De CDA, SP en ChristenUnie blijven tegen het afschaffen van de verplichting. Zij zijn bang dat scholen nu helemaal zullen stoppen met de maatschappelijke stage. Ook omdat de subsidie van 75 miljoen euro per jaar niet langer geboden wordt. Scholen zijn enthousiast over de leerzame stage maar de helft van de scholen heeft al te kennen gegeven zonder subsidie de stage niet langer te kunnen organiseren.
Staatssecretaris Dekker is niet bang dat de maatschappelijke stage uit het voortgezet onderwijs zal verdwijnen. Het is de taak van het onderwijs om te komen tot “activerend burgerschap en sociale integratie”, zegt hij.

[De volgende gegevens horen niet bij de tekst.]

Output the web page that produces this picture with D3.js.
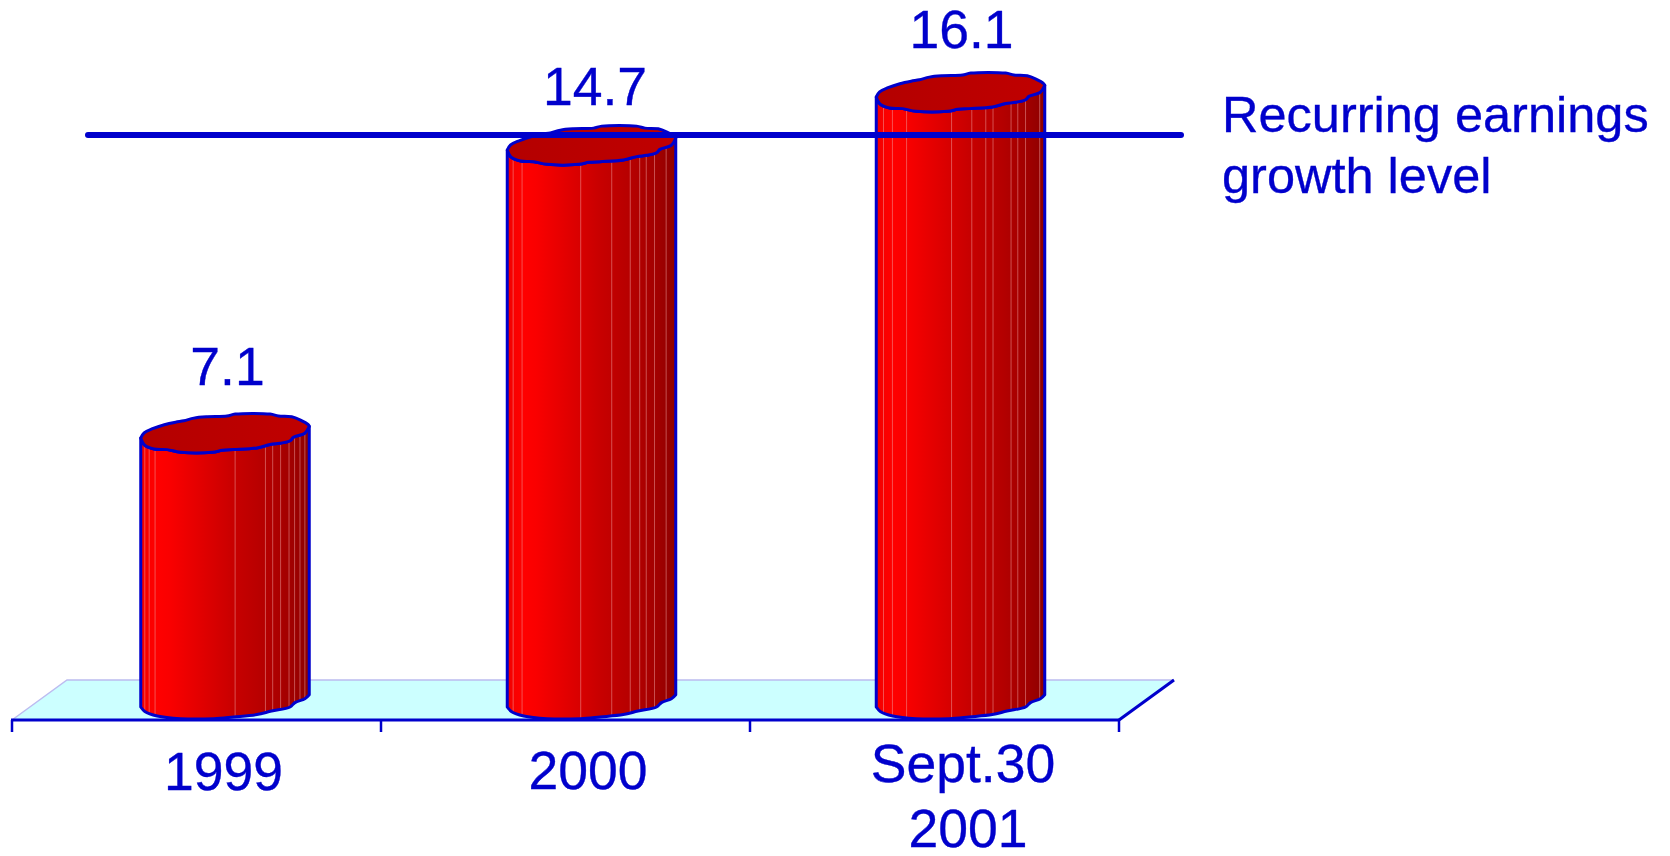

De maatschappelijke stage is niet het enige middel daarvoor, voegt de staatssecretaris daaraan toe.
Wel heeft hij toegezegd om de gevolgen van de afschaffing van de verplichting in kaart te brengen. Volgens Dekker behouden scholen voldoende geld om de stage in stand te houden. Ook de partijen VVD, D66 en PVV denken dat scholen wel door zullen gaan met de stages en juist meer mogelijkheden krijgen om ze in te vullen.
De maatschappelijke stage werd drie jaar geleden verplicht ingevoerd in het voortgezet onderwijs. Middelbare scholieren moeten tijdens de stage minimaal dertig uur vrijwilligerswerk doen. De VVD-PvdA coalitie nam afschaffing van de verplichting op in het regeerakkoord.